Psychology plays an important role in investment. Many people (including seasoned investors) don’t realise the influence psychology has on an investor’s decision making. Below, we introduce two concepts that are not only interesting, but also useful in helping you avoid making bad investment decisions:
Here’s an interesting experiment: Given a choice between A) a small loss, and B) a 50-50 chance of either a large loss or breaking even Which would you choose? Here’s another question: Assuming instead of a loss, it’s between A) a small gain, and b) a 50-50 chance of either a large gain or breaking even Now this time, which would you prefer? If you’re like most people, you would’ve chosen the second option (i.e. option B) in the first question, and the first option (i.e. option A) in the second. This preference for “certain gain” and “uncertain losses” is common among investors, and explains why some investors “double down” on investments where they’ve experienced losses, and quick to “sell-out” on investments that they’ve profited from.

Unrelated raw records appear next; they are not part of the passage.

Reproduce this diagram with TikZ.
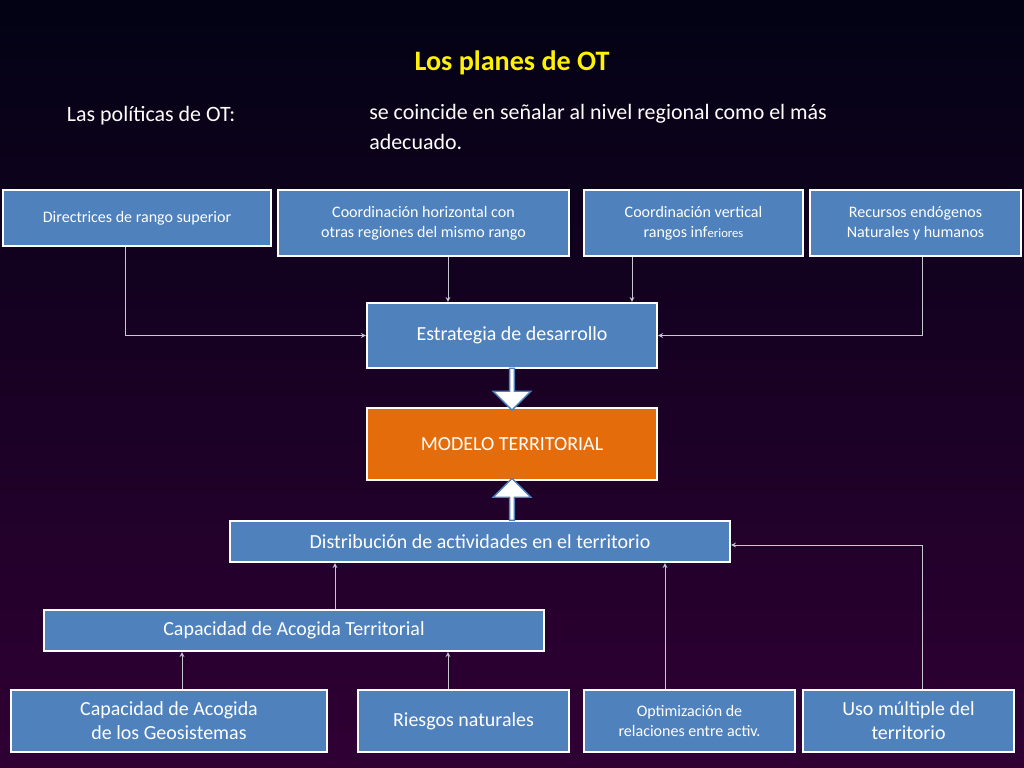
\documentclass[tikz,border=0pt]{standalone}
\usepackage{fontspec}
\setmainfont{Carlito}
\usetikzlibrary{shapes,arrows,positioning}
\definecolor{boxblue}{RGB}{79,129,189}
\definecolor{boxorange}{RGB}{228,108,10}
\definecolor{bgtop}{RGB}{2,2,20}
\definecolor{bgbot}{RGB}{48,0,52}
\definecolor{linegray}{RGB}{200,200,210}
\begin{document}
\begin{tikzpicture}[x=0.025cm, y=-0.025cm,
    box/.style={draw=white, line width=1.5pt, fill=boxblue, text=white, align=center, inner sep=0pt},
    small/.style={font=\fontsize{11.4}{14}\selectfont},
    big/.style={font=\fontsize{14.2}{17}\selectfont},
    link/.style={->, >=stealth, linegray, line width=0.6pt},
    fat/.style={single arrow, draw=boxblue, fill=white, line width=1pt, minimum height=1.05cm, minimum width=0.95cm, single arrow head extend=0.12cm, inner sep=0pt}]
    % background
    \shade[top color=bgtop, bottom color=bgbot] (0,0) rectangle (1024,768);
    \useasboundingbox (0,0) rectangle (1024,768);
    % heading
    \node[text=yellow, font=\fontsize{20}{24}\selectfont\bfseries] (title) at (512,63) {Los planes de OT};
    \node[anchor=west, text=white, font=\fontsize{15.6}{20}\selectfont] (pol) at (62,116) {Las políticas de OT:};
    \node[anchor=north west, text=white, align=left, font=\fontsize{15.6}{21.5}\selectfont, inner sep=0pt] (coinc) at (369,104)
        {se coincide en señalar al nivel regional como el más\\adecuado.};
    % top row
    \node[box, small, minimum width=268*0.025cm, minimum height=56*0.025cm] (dir) at (137,218) {Directrices de rango superior};
    \node[box, small, minimum width=291*0.025cm, minimum height=66*0.025cm] (hor) at (423.5,223) {Coordinación horizontal con\\otras regiones del mismo rango};
    \node[box, small, minimum width=219*0.025cm, minimum height=66*0.025cm] (ver) at (693.5,223) {Coordinación vertical\\rangos inf{\fontsize{9}{11}\selectfont eriores}};
    \node[box, small, minimum width=211*0.025cm, minimum height=66*0.025cm] (rec) at (915.5,223) {Recursos endógenos\\Naturales y humanos};
    % middle
    \node[box, big, minimum width=290*0.025cm, minimum height=65*0.025cm] (est) at (512,335.5) {Estrategia de desarrollo};
    \node[box, big, fill=boxorange, minimum width=290*0.025cm, minimum height=72*0.025cm] (mod) at (512,444) {MODELO TERRITORIAL};
    \node[box, big, minimum width=500*0.025cm, minimum height=41*0.025cm] (dis) at (480,541.5) {Distribución de actividades en el territorio};
    \node[box, big, minimum width=500*0.025cm, minimum height=41*0.025cm] (cap) at (294,630.5) {Capacidad de Acogida Territorial};
    % bottom row
    \node[box, big, minimum width=316*0.025cm, minimum height=62*0.025cm] (geo) at (169,721) {Capacidad de Acogida\\de los Geosistemas};
    \node[box, big, minimum width=211*0.025cm, minimum height=62*0.025cm] (rie) at (463.5,721) {Riesgos naturales};
    \node[box, small, minimum width=211*0.025cm, minimum height=62*0.025cm] (opt) at (689.5,721) {Optimización de\\relaciones entre activ.};
    \node[box, big, minimum width=211*0.025cm, minimum height=62*0.025cm] (uso) at (908.5,721) {Uso múltiple del\\territorio};
    % connector columns
    \coordinate (c1) at (125,545);
    \coordinate (c2) at (448,0);
    \coordinate (c3) at (632,0);
    \coordinate (c4) at (922,545);
    \coordinate (c5) at (335,0);
    \coordinate (c6) at (182,0);
    \coordinate (c7) at (665,0);
    % connectors
    \draw[link] (dir.south -| c1) |- (est.west);
    \draw[link] (hor.south -| c2) -- (est.north -| c2);
    \draw[link] (ver.south -| c3) -- (est.north -| c3);
    \draw[link] (rec.south -| c4) |- (est.east);
    \draw[link] (cap.north -| c5) -- (dis.south -| c5);
    \draw[link] (geo.north -| c6) -- (cap.south -| c6);
    \draw[link] (rie.north -| c2) -- (cap.south -| c2);
    \draw[link] (opt.north -| c7) -- (dis.south -| c7);
    \draw[link] (uso.north -| c4) |- (dis.east |- c4);
    % block arrows
    \node[fat, shape border rotate=270] (down) at (512,388) {};
    \node[fat, shape border rotate=90] (up) at (512,500.5) {};
\end{tikzpicture}
\end{document}
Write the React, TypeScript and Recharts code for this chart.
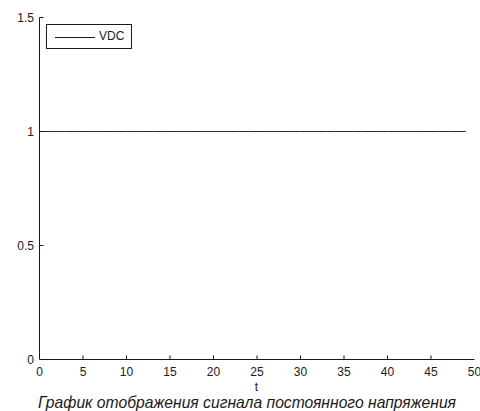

Mental Accounting refers to investors’ tendencies to mentally place goals into different “categories”. They then assign different portions of their wealth to meet the different goals. For example, suppose you intend to make two large purchases – a computer and a TV. Instead of assessing your total wealth and deciding on whether it makes sense to make any of the purchases, people with mental accounting would split their wealth and dedicate money to each “goal”. It is like having two separate savings jars labeled “Computer” and “TV” each, and only making a purchase when one of the jars has accumulated enough money for the item. Mental accounting generally leads to poor allocation of investment funds, however, it is a good way to instill self-control and discipline. For example, by “tricking” yourself to put away a certain amount of your savings in order to achieve a certain goal (e.g. paying off your credit card debt / mortgage, saving for children’s education), you are less likely to spend the money and more likely to reach that goal.